Reputation:
According to this strategy, we should invest between November and April and don't invest between May and October. Add a column month
to the DataFrame world_returns
with the calendar month of each observation. For every row, in this column, you should have a number from 1 to 12 indicating to which calendar month that observation belongs. Add a second column called signal
that is equal to 1
if the month is between November and April (included) and 0
otherwise.
Can someone please help with the second part of the question for the column 'signal'
As of now i have put:
world_returns['month'] = world_returns.index.month
world_returns['signal'] = np.where(world_returns['month'] ==(11,12,1,2,3,4) ,1 ,0)
world_returns.head()
Upvotes: 0
Views: 44
Reputation: 3300
The issue with what you have tried is you are trying to check where the month column contains the whole tuple (11,12,1,2,3,4)

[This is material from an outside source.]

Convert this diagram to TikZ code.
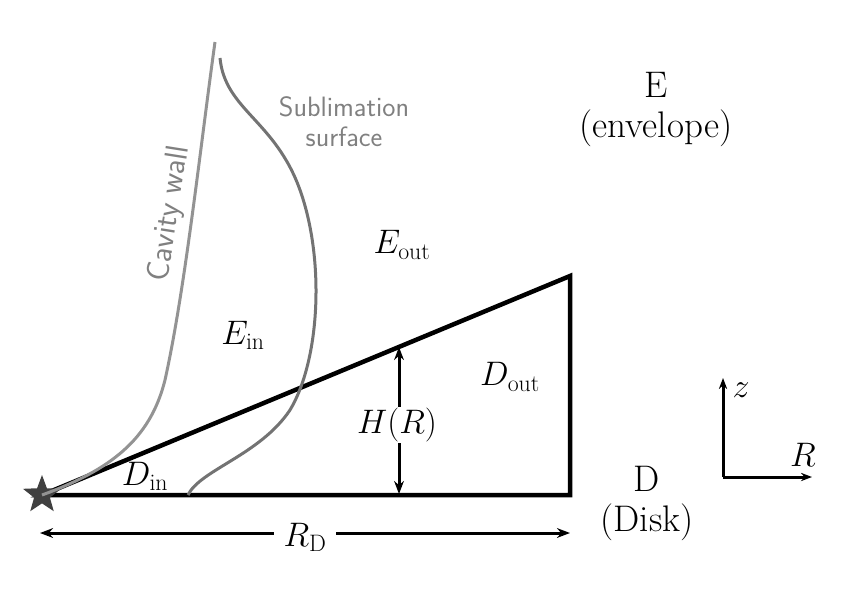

, rather than checking where the values in month are in that tuple. Your code would work if your dataframe looked like below:
data month
0 foo 1
1 foo 2
2 foo (11, 12, 1, 2, 3, 4)
Then np.where(df['month'] == (11,12,1,2,3,4) ,1 ,0)
returns array([0, 0, 1])
.
What you want to do is have a 1 if the month is in (11,12,1,2,3,4). To do this, you need to edit your conditional statement within the where clause. The function .isin()
can be used to check if a value is contained within a list, like the below:
world_returns['month'].isin([11,12,1,2,3,4])
If you change your conditional statement in the where clause, you should get the desired result.